Wenn man mit dem Zug in den Bahnhof von Haren einfährt, einer Vorstadt von Brüssel, fällt einem sofort ein Satz auf, den jemand mit großen grünen Buchstaben an eine Betonwand neben den Gleisen gesprüht hat. "Ein Gefängnis ist keine Lösung", steht dort, und dieser Satz steht beispielhaft für das, was viele in der Gemeinde denken.

Doch es sieht so aus, als würde die Stadt Brüssel anders denken: dass ein Riesengefängnis in der kleinen Gemeinde im Nordosten der belgischen Hauptstadt die einzige Möglichkeit ist, um drei altmodische, überfüllte Gefängnisse nahe des Stadtzentrums zu ersetzen.

Zu Fuß dauert es fünf Minuten vom Bahnhof im Zentrum von Haren bis zu dem Gelände, auf dem der Megaknast enstehen soll. Der Weg führt durch ruhige Straßen, vorbei an einer kleinen Kirche, Läden und Gärten. Obwohl von Bahngleisen, mehrspurigen Straßen und ehemaligen Industrieanlagen umgeben, sind die 18 grasbewachsenen Hektar erstaunlich idyllisch.

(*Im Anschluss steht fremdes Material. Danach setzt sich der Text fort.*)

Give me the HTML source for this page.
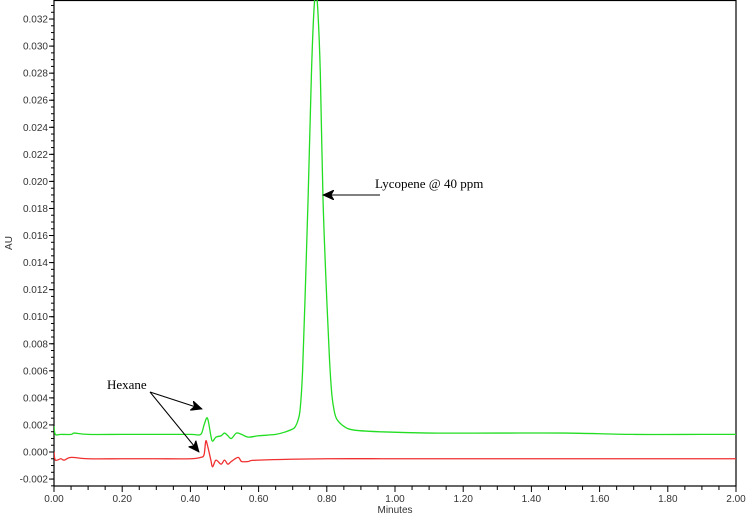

Seit dem letzten Jahr wird die Fläche, die der belgischen Regierung gehört, von wechselnden Protestgruppen besetzt, die den Bau des geplanten Gefängnisses verhindern wollen. Sie haben Gärten angelegt, organisieren Konzerte und veranstalten gemeinsame Abendesen mit den Einwohnern, um Aufmerksamkeit für ihr Anliegen zu erregen.

Die Proteste waren jedoch nicht immer friedlich. Anfang des Jahres wurde das Privathaus von Rudi Vervoort, dem Regierungschef der Region Brüssel-Hauptstadt, verwüstet, ebenso wie die Häuser von anderen Personen, die mit dem Projekt zu tun haben. Eine Gruppe Anarchisten soll außerdem für Schäden am Büro eines der Architekten verantwortlich sein. Dort wurden Fensterscheiben eingeschlagen. Außerdem wurde ein Brand auf einer von dem Architekturbüro betreuten Baustelle gelegt.

Hütte auf dem Baugelände in Haren, in der Demonstranten ausharren (Foto: DW/M. Kübler)
In Hütten, Zelten und Wohnwagen harren die Demonstranten auf der Baufläche aus.Bild: DW/M. Kübler

An diesem Sommermorgen ist es jedoch ruhig und friedlich. Etwa zehn Menschen kriechen einer nach dem anderen aus ihren Zelten oder öffnen die Türen ihrer Wohnwagen, greifen sich Wasserbehälter und gehen in die Gemeinschaftsküche oder zum Gemeinschaftswaschplatz. Die meisten von ihnen wollen nicht mit der Presse sprechen, aber eine Sache machen sie deutlich: Es gibt keinen Platz in Haren für das Megagefängnis.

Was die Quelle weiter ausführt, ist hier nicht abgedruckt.